Sculpture: Longitudinals—there are only fine hair-like lines of growth. Spirals—about two-thirds down each whorl is a very sharp and prominent angulation. The keel thus formed is beset by numerous small, sharpish, narrow and elongated tubercles, which fail to become ribs. Of these tubercles there are about 12 on the earlier whorls, and they become more numerous on the succeeding whorls. Below
this keel there is a straight-lined contraction. Above it there is a long, slightly concave shoulder, with a delicate row of small tubercles at the top close to the suture. Both rows of tubercles, but especially the upper, are very sharp and distinct on the earlier whorls, but lose individuality further down the spire. From the keel downwards the whorls are scored with flat rounded threads.
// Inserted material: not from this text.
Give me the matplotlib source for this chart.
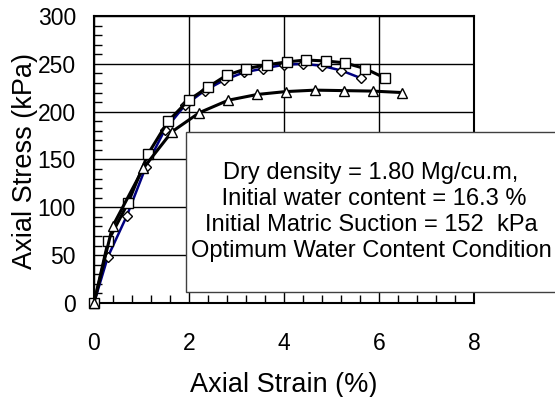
import matplotlib
matplotlib.use("Agg")
import matplotlib.pyplot as plt
from matplotlib.patches import Rectangle
from matplotlib.ticker import MultipleLocator

plt.rcParams['font.family'] = ['Liberation Sans', 'DejaVu Sans']

# Series 1: squares (black line)
sq_strain = [0, 0.30, 0.72, 1.14, 1.56, 1.99, 2.41, 2.79, 3.21, 3.64, 4.06, 4.46, 4.88, 5.28, 5.71, 6.13]
sq_stress = [0, 65, 105, 156, 190, 212, 226, 238, 245, 249, 252, 254, 253, 251, 245, 235]

# Series 2: diamonds (navy line)
dm_strain = [0, 0.29, 0.69, 1.09, 1.49, 1.92, 2.33, 2.74, 3.15, 3.56, 3.99, 4.39, 4.79, 5.21, 5.62]
dm_stress = [0, 48, 91, 142, 181, 207, 222, 233, 241, 245, 249, 250, 248, 243, 235]

# Series 3: triangles (black line)
tr_strain = [0, 0.39, 1.04, 1.64, 2.22, 2.83, 3.44, 4.04, 4.65, 5.27, 5.87, 6.48]
tr_stress = [0, 80, 141, 179, 199, 212, 218, 221, 222.5, 222, 221.5, 220]

x_ticks = [0, 2, 4, 6, 8]
y_ticks = [0, 50, 100, 150, 200, 250, 300]

info_text = ("Dry density = 1.80 Mg/cu.m,\n"
             " Initial water content = 16.3 %\n"
             "Initial Matric Suction = 152  kPa\n"
             "Optimum Water Content Condition")

W, H = 555, 397
fig = plt.figure(figsize=(W / 100, H / 100), dpi=100)
ax = fig.add_axes([94 / W, 1 - 303 / H, (474 - 94) / W, (303 - 16) / H])

ax.plot(dm_strain, dm_stress, color='#000080', lw=1.8, marker='D', ms=5.5,
        mfc='white', mec='black', mew=1.0, zorder=4, clip_on=False)
ax.plot(sq_strain, sq_stress, color='black', lw=2.2, marker='s', ms=7,
        mfc='white', mec='black', mew=1.0, zorder=5, clip_on=False)
ax.plot(tr_strain, tr_stress, color='black', lw=2.2, marker='^', ms=7,
        mfc='white', mec='black', mew=1.0, zorder=5, clip_on=False)

ax.set_xlim(0, 8)
ax.set_ylim(0, 300)
ax.set_xticks(x_ticks)
ax.set_yticks(y_ticks)
ax.xaxis.set_minor_locator(MultipleLocator(0.4))
ax.yaxis.set_minor_locator(MultipleLocator(10))
ax.tick_params(axis='both', which='both', direction='in', color='black')
ax.tick_params(axis='both', which='major', length=0, labelsize=16.5)
ax.tick_params(axis='x', which='major', pad=21)
ax.tick_params(axis='y', which='major', pad=13)
ax.tick_params(axis='both', which='minor', length=6, width=1)
ax.grid(True, which='major', color='black', lw=1.0)
ax.set_axisbelow(True)
for s in ax.spines.values():
    s.set_linewidth(1.5)
    s.set_color('black')

ax.set_xlabel("Axial Strain (%)", fontsize=19.5, labelpad=12)
ax.set_ylabel("Axial Stress (kPa)", fontsize=19.5)
ax.yaxis.set_label_coords(-0.148, 0.496)

box = Rectangle((186 / W, 1 - 292 / H), 1.2 - 186 / W, (292 - 132) / H,
                transform=fig.transFigure, facecolor='white', edgecolor='#404040',
                lw=1.0, zorder=10)
fig.add_artist(box)
fig.text(371 / W, 1 - 212 / H, info_text, ha='center', va='center',
         fontsize=17, linespacing=1.25, zorder=11)

fig.savefig("out.png", dpi=100)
The colour of the shell is pale buff, deepening somewhat up the spire, glossy. The spire is high, conical, the profile lines only slightly interrupted by the prominence of the tubercled keel. Apex : the two embryonic whorls are smooth, small, conical, with a small rounded tip slightly flattened down on one side. The contains 9 (remaining) whorls, short, of very regular increase, slightly concave in the shoulder, sharply angulated at the keel, and contracted into the suture below. The whole base and the columella have been broken away. The suture is rather oblique, defined by the slight contraction of the superior and inferior whorls. The aperture is broken, but the sinus is broad, rounded, and deep, in consequence of the long forward sweep of the pinion-like edge of the outer lip.

==Distribution==
This species occurs in the Atlantic Ocean off Brazil.